WRITTEN EXERCISE
Extract the first line of the entries below and every line after it up to the one containing "const legendLabels = ['95%", both kept. Pictures are excluded.
::::
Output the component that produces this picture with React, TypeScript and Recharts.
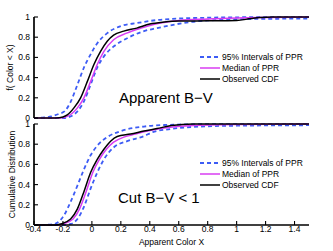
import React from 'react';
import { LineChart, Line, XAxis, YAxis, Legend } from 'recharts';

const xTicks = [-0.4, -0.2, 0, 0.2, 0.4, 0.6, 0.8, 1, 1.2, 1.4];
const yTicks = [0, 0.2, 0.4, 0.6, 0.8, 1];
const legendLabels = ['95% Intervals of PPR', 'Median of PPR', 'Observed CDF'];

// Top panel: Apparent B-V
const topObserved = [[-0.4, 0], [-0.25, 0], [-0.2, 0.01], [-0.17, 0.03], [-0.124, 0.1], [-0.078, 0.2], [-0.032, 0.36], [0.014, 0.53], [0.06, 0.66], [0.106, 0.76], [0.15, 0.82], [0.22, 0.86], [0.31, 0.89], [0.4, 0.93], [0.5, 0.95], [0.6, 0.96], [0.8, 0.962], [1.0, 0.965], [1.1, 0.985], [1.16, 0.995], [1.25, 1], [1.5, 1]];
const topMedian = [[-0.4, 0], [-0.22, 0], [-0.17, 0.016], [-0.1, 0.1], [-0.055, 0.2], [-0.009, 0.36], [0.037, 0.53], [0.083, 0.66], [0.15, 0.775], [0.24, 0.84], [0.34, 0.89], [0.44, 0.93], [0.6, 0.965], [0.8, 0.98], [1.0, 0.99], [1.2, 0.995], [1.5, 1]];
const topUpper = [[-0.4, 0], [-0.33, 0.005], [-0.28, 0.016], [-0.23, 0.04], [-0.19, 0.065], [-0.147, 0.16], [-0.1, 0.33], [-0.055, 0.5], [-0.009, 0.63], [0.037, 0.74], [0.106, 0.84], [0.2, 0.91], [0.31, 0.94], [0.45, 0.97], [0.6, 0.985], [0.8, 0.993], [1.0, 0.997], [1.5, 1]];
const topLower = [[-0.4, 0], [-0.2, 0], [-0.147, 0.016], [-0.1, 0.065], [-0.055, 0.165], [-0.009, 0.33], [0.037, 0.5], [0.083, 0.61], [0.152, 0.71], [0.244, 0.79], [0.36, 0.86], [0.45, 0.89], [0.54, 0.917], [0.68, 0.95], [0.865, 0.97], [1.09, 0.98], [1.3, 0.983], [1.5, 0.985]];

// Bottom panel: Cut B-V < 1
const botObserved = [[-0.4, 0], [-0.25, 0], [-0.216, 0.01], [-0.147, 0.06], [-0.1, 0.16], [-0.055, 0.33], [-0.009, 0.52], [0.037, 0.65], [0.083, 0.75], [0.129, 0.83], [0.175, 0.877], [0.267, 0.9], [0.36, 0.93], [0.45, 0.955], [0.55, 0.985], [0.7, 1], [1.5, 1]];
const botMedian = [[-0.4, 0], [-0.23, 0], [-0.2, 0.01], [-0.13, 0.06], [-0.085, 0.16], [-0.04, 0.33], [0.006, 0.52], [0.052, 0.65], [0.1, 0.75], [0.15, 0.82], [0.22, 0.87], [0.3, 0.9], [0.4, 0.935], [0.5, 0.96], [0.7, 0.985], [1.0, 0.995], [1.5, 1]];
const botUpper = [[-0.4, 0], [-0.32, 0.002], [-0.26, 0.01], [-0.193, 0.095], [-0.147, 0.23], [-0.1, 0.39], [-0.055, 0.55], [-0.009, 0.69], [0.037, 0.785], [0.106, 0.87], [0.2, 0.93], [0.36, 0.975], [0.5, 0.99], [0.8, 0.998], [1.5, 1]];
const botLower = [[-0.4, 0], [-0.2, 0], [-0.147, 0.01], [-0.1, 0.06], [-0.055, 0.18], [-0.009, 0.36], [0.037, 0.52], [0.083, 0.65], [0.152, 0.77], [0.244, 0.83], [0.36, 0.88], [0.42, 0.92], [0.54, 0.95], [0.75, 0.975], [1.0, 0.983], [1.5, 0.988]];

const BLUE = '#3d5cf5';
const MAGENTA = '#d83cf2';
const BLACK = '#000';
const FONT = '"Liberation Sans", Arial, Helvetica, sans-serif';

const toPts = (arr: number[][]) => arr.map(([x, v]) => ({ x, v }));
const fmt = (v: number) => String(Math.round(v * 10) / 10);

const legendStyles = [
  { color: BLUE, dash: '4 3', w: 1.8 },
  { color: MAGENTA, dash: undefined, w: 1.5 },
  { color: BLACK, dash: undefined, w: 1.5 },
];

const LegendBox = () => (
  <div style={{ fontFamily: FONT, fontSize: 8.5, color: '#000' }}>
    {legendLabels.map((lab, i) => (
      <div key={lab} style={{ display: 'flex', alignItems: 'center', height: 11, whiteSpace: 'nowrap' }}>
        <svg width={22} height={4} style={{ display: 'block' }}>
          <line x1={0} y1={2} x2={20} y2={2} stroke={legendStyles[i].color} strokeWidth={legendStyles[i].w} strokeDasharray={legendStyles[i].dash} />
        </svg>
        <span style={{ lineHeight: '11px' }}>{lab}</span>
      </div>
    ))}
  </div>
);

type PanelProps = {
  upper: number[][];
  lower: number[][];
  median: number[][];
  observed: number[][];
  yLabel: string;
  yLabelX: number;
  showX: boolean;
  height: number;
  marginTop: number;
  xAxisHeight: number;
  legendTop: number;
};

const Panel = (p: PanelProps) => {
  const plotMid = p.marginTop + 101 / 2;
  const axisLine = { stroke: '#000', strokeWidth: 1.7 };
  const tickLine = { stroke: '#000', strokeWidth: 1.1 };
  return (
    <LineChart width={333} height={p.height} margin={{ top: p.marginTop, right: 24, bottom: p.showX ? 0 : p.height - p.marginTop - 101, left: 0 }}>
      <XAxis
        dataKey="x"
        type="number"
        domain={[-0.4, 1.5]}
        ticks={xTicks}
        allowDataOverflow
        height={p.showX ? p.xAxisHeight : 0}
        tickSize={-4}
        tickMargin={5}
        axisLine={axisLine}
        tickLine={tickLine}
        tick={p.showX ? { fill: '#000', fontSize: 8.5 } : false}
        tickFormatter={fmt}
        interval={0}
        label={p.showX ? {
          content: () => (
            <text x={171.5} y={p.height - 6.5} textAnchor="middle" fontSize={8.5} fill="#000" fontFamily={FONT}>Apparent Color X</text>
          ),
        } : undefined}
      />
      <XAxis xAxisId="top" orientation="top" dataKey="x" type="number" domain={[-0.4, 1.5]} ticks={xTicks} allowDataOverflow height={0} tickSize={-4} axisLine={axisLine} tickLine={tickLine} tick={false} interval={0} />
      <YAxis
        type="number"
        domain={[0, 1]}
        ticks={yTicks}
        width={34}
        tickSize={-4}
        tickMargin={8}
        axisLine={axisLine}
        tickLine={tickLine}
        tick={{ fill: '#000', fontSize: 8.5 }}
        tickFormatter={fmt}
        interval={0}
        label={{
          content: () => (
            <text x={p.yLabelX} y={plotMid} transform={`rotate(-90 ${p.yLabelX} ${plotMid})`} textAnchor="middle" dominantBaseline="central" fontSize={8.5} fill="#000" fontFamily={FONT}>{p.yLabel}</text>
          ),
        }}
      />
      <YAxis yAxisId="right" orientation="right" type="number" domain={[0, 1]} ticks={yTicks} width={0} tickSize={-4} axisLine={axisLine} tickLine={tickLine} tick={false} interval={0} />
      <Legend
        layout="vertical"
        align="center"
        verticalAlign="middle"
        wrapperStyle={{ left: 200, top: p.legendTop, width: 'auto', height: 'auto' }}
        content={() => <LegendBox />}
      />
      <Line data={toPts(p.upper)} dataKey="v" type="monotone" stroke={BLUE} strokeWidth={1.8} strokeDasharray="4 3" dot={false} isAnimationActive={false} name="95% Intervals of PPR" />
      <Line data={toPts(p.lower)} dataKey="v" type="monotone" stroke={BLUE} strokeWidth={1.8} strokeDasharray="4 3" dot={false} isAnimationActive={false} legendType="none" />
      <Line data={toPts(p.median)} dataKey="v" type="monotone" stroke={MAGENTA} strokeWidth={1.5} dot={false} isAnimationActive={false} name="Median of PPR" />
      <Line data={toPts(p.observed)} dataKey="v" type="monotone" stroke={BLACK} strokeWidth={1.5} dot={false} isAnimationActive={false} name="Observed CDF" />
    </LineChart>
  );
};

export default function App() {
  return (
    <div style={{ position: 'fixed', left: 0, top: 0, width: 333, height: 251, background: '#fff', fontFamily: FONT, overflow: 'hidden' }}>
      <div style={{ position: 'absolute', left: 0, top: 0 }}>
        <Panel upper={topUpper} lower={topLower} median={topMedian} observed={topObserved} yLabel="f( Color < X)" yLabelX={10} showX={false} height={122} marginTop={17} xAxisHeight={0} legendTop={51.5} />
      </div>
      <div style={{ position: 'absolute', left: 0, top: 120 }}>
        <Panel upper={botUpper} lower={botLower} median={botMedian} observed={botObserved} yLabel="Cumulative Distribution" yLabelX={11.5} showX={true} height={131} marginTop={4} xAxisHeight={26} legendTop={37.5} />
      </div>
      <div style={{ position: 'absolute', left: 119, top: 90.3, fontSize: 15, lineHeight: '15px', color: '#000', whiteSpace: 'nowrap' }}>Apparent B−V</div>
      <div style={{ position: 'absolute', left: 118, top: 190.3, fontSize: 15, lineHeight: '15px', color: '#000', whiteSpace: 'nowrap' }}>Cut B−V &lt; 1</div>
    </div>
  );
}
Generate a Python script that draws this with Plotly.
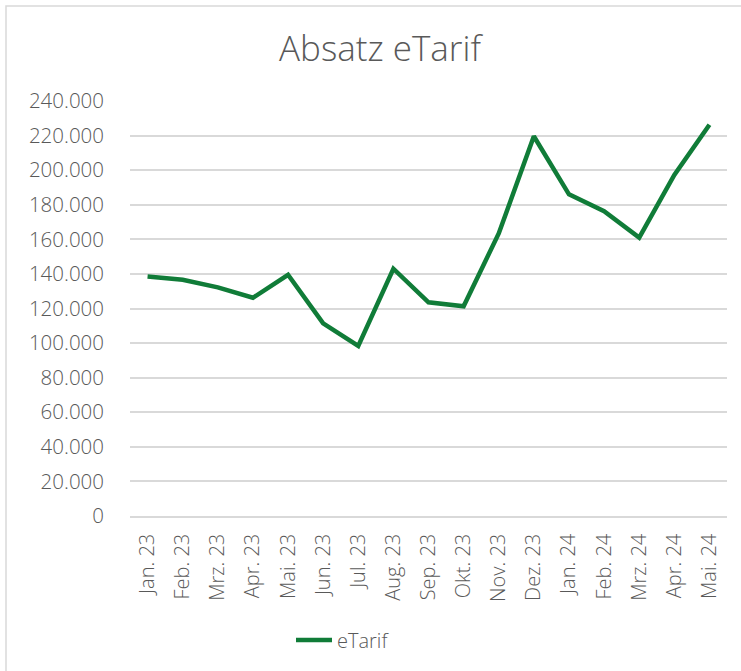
::::
RESULT OF THE EXERCISE
Output the component that produces this picture with React, TypeScript and Recharts.
import React from 'react';
import { LineChart, Line, XAxis, YAxis, Legend } from 'recharts';

const xTicks = [-0.4, -0.2, 0, 0.2, 0.4, 0.6, 0.8, 1, 1.2, 1.4];
const yTicks = [0, 0.2, 0.4, 0.6, 0.8, 1];
const legendLabels = ['95% Intervals of PPR', 'Median of PPR', 'Observed CDF'];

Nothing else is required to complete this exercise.